Colloidal crystals have been attracted great attention from wide application fields owing to their unique optical properties. Now, varieties structures of the colloidal crystal, e.g. non-closed packed structure, are significantly demanded for diverse applications. For this ends, to grow binary colloidal crystal is promising method since it displays rich structural diversity. However, in contrast to single component system, growth mechanism of binary system of colloidal crystals is poorly understood. Also, to grow large size of binary colloidal crystals with high crystallinity is still difficult. In this study, in-situ observation is conducted to reveal detailed growth process of binary colloidal crystals. Then, growth mechanism is discussed.
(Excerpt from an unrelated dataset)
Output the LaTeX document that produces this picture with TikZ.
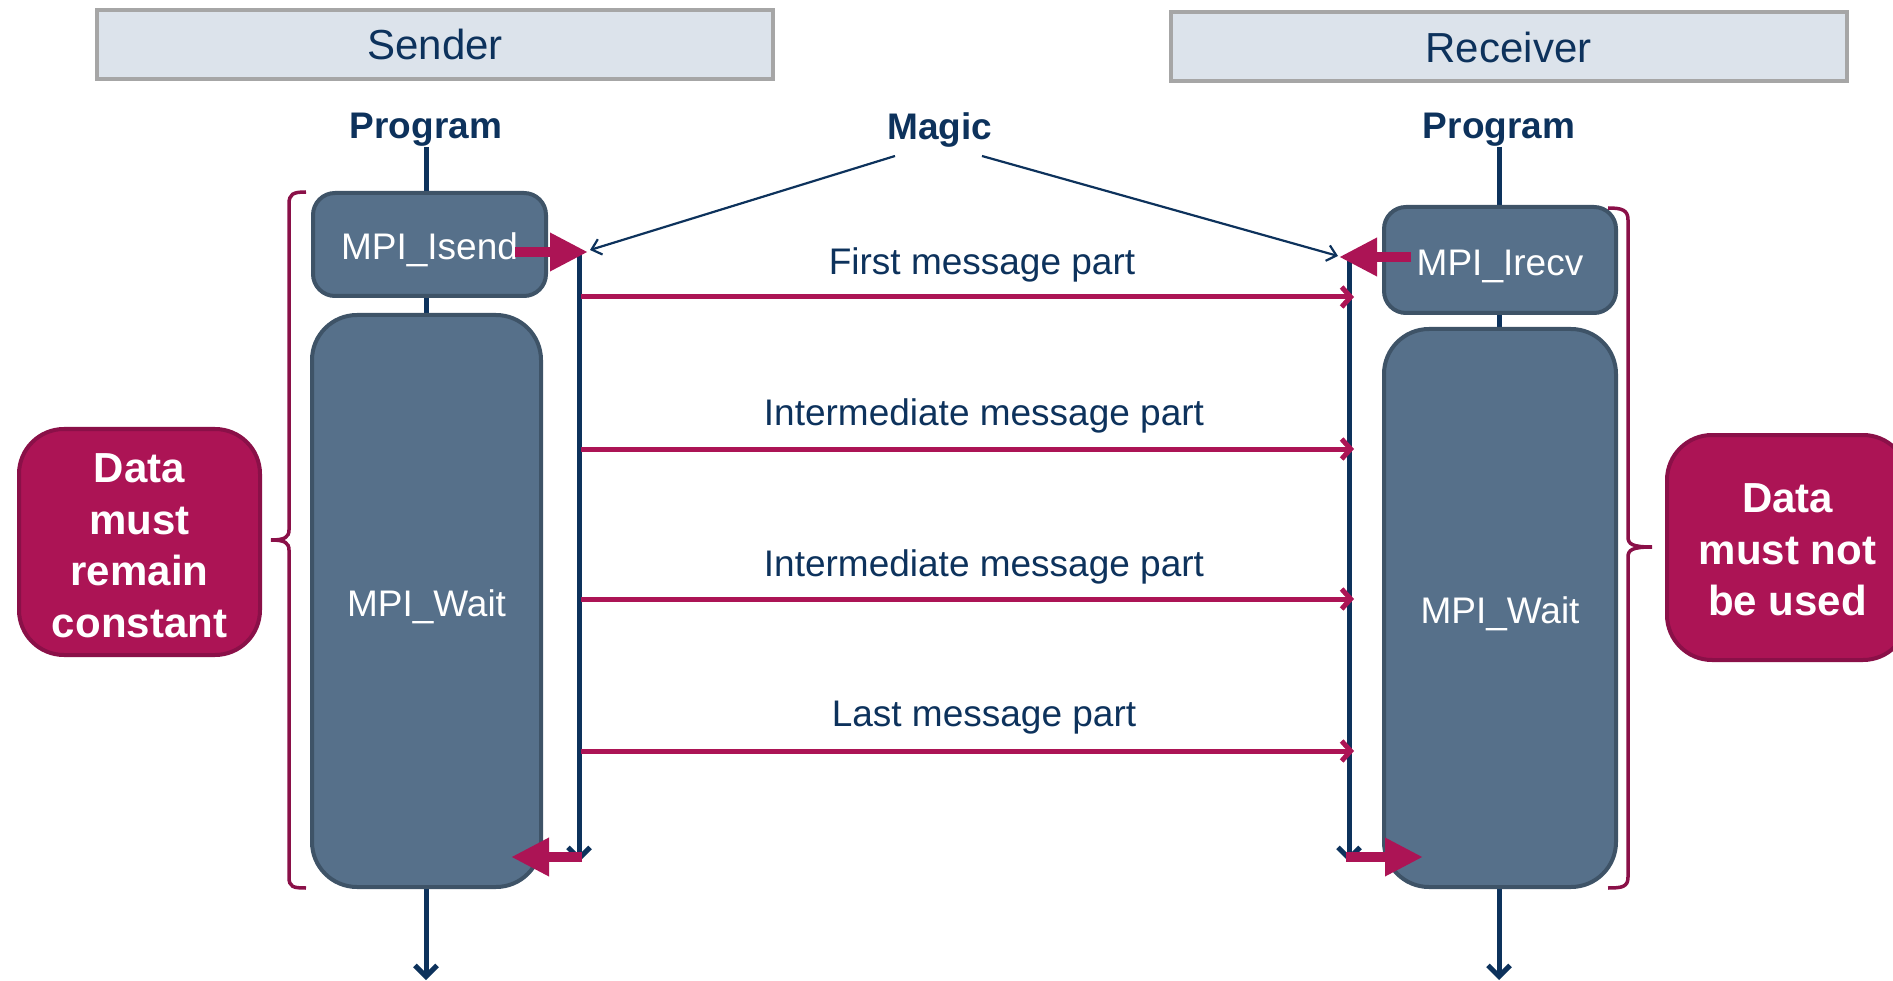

Polystyrene particles are employed in the experiment. Green fluorescent particles with 500 nm and red with 700 nm are employed. Crystallization of colloidal crystals is induced by depletion attraction.
We have found several features on the growth of binary colloidal crystals. First, it grows on substrate. The AB₂ structure (A: 700 nm, B: 500 nm) is found to be grown by utilizing crystals composed only of 700 nm particles. The AB₂ crystals also grow on crystals of 500 nm. The specific crystallographic orientations between those crystals are recognized. Combination of orientations between AB₂ and substrate are classified into four types. Heteroepitaxial growth is found to occur for growth of AB2 structure. Second, growth rate of binary colloidal crystals is quite small compare to that of single component system under the same particle concentration. We think this is attributed to complex structure of the crystals, which requires each particle incorporating to their own site. This process is not required for crystals composed of single component. Third, cluster formation at the interface is recognized. The ordered structure composed only of 500 nm is formed at growing interface. Particles of 700 nm is incorporated into the ordered structure generates AB₂ structure.
These observations provide great hints to reveal overall growth mechanism of binary colloidal crystals, which will lead to establish sophisticated growth technique to grow large and high quality crystals.